Julgamos necessário prosseguir no estudo dessa problemática, tendo em

vista que ainda há muito adiante, principalmente quando consideramos projetos

audaciosos como óculos e outros dispositivos vestíveis conectados constantemente

à internet, e que prometem trazer essa camada informacional para ainda mais perto

de nossos corpos, através do acoplamento de tais tecnologias aos nossos sentidos

propriamente ditos, radicalizando a característica de mediação que possuem.

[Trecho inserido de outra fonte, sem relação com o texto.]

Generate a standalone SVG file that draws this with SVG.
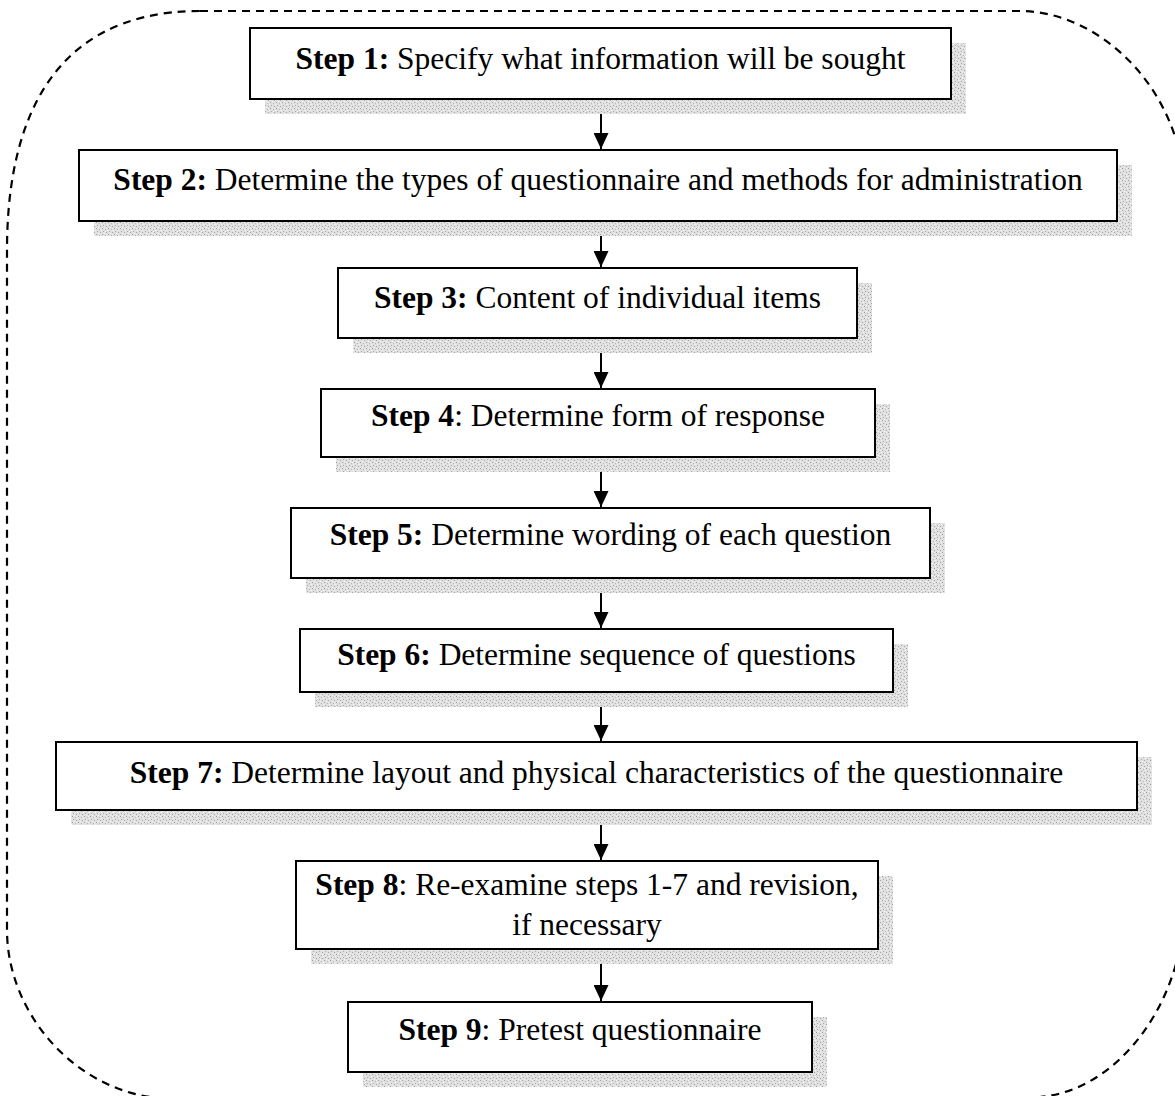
<svg xmlns="http://www.w3.org/2000/svg" width="1175" height="1096" viewBox="0 0 1175 1096">
  <defs>
    <!-- grainy drop-shadow texture -->
    <pattern id="grain" width="6" height="6" patternUnits="userSpaceOnUse">
      <rect width="6" height="6" fill="#e0e0e0"/>
      <rect x="0" y="0" width="1" height="1" fill="#a0a0a0"/>
      <rect x="3" y="1" width="1" height="1" fill="#b8b8b8"/>
      <rect x="1" y="3" width="1" height="1" fill="#acacac"/>
      <rect x="4" y="4" width="1" height="1" fill="#a4a4a4"/>
      <rect x="5" y="2" width="1" height="1" fill="#f6f6f6"/>
      <rect x="2" y="5" width="1" height="1" fill="#f4f4f4"/>
      <rect x="4" y="0" width="1" height="1" fill="#f2f2f2"/>
    </pattern>
    <!-- filled triangular arrowhead, tip at the end of the line -->
    <marker id="arrow" markerWidth="16" markerHeight="15" refX="16" refY="7.5" orient="auto" markerUnits="userSpaceOnUse" viewBox="0 0 16 15">
      <path d="M0,0 L16,7.5 L0,15 Z" fill="#000"/>
    </marker>
  </defs>
  <style>
    .frame { fill: none; stroke: #000; stroke-width: 2.2; stroke-dasharray: 8 6; }
    .shadow { fill: url(#grain); }
    .box { fill: #fff; stroke: #000; stroke-width: 2; }
    .label { font-family: "Liberation Serif", "Times New Roman", serif; font-size: 31.5px; fill: #000; text-anchor: middle; }
    .label .b { font-weight: bold; }
    .conn { stroke: #000; stroke-width: 2; fill: none; }
  </style>

  <rect width="1175" height="1096" fill="#fff"/>

  <!-- dashed rounded enclosure -->
  <path class="frame" d="M 200,11 H 1020 C 1100,11 1185,90 1185,200 V 900 C 1185,1000 1120,1090 1040,1097 H 150 C 70,1085 7,1010 7,930 V 250 C 7,140 40,11 200,11 Z"/>

  <!-- connectors -->
  <g id="connectors">
    <line class="conn" x1="601" y1="99" x2="601" y2="149" marker-end="url(#arrow)"/>
    <line class="conn" x1="601" y1="221" x2="601" y2="267" marker-end="url(#arrow)"/>
    <line class="conn" x1="601" y1="338" x2="601" y2="388" marker-end="url(#arrow)"/>
    <line class="conn" x1="601" y1="457" x2="601" y2="507" marker-end="url(#arrow)"/>
    <line class="conn" x1="601" y1="578" x2="601" y2="628" marker-end="url(#arrow)"/>
    <line class="conn" x1="601" y1="692" x2="601" y2="741" marker-end="url(#arrow)"/>
    <line class="conn" x1="601" y1="810" x2="601" y2="860" marker-end="url(#arrow)"/>
    <line class="conn" x1="601" y1="949" x2="601" y2="1001" marker-end="url(#arrow)"/>
  </g>

  <g id="step1">
    <rect class="shadow" x="265" y="43" width="701" height="71"/>
    <rect class="box" x="250" y="28" width="701" height="71"/>
    <text class="label" x="600.5" y="69"><tspan class="b">Step 1:</tspan> Specify what information will be sought</text>
  </g>

  <g id="step2">
    <rect class="shadow" x="94" y="165" width="1038" height="71"/>
    <rect class="box" x="79" y="150" width="1038" height="71"/>
    <text class="label" x="598" y="190"><tspan class="b">Step 2:</tspan> Determine the types of questionnaire and methods for administration</text>
  </g>

  <g id="step3">
    <rect class="shadow" x="353" y="283" width="519" height="70"/>
    <rect class="box" x="338" y="268" width="519" height="70"/>
    <text class="label" x="597.5" y="308"><tspan class="b">Step 3:</tspan> Content of individual items</text>
  </g>

  <g id="step4">
    <rect class="shadow" x="336" y="404" width="554" height="68"/>
    <rect class="box" x="321" y="389" width="554" height="68"/>
    <text class="label" x="598" y="426"><tspan class="b">Step 4</tspan>: Determine form of response</text>
  </g>

  <g id="step5">
    <rect class="shadow" x="306" y="523" width="639" height="70"/>
    <rect class="box" x="291" y="508" width="639" height="70"/>
    <text class="label" x="610.5" y="545"><tspan class="b">Step 5:</tspan> Determine wording of each question</text>
  </g>

  <g id="step6">
    <rect class="shadow" x="315" y="644" width="593" height="63"/>
    <rect class="box" x="300" y="629" width="593" height="63"/>
    <text class="label" x="596.5" y="665"><tspan class="b">Step 6:</tspan> Determine sequence of questions</text>
  </g>

  <g id="step7">
    <rect class="shadow" x="71" y="757" width="1081" height="68"/>
    <rect class="box" x="56" y="742" width="1081" height="68"/>
    <text class="label" x="596.5" y="783"><tspan class="b">Step 7:</tspan> Determine layout and physical characteristics of the questionnaire</text>
  </g>

  <g id="step8">
    <rect class="shadow" x="311" y="876" width="582" height="88"/>
    <rect class="box" x="296" y="861" width="582" height="88"/>
    <text class="label" x="587" y="895"><tspan class="b">Step 8</tspan>: Re-examine steps 1-7 and revision,</text>
    <text class="label" x="587" y="935">if necessary</text>
  </g>

  <g id="step9">
    <rect class="shadow" x="363" y="1017" width="464" height="70"/>
    <rect class="box" x="348" y="1002" width="464" height="70"/>
    <text class="label" x="580" y="1040"><tspan class="b">Step 9</tspan>: Pretest questionnaire</text>
  </g>
</svg>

Acreditamos, quanto a isso, haja vista que tratam-se ainda de ensaios, que levarão

um certo tempo para a penetração na sociedade, assim como foi o caso dos

computadores e dispositivos portáteis, mas que podem também iniciar novas

possibilidades de redes sociais móveis e principalmente radicalizar a existência dos

jogos locativos, por meio da visualização efetiva de diversas camadas de sentido

que compõe o mundo.

Ainda acrescentamos que, hoje, a sociedade parece retomar um conceito

básico do jogo para os autores que trabalhamos, e que por vezes foi deixado de

canto em detrimento de uma sociedade industrial e de acúmulo frenético de bens

materiais: a ideia de que o jogo proporciona àquele que adentra em seu círculo uma

sensação de prazer e encantamento única, não possibilitada por nenhuma outra

atividade, de pensar outras realidades e, mesmo que temporariamente, se desligar

das pressões da vida diária e adentrar um universo propriamente mágico, no qual é

permitido reinventar e produzir a si mesmo, refletindo sobre quem somos e

produzindo incessantemente novas versões do nosso próprio mundo.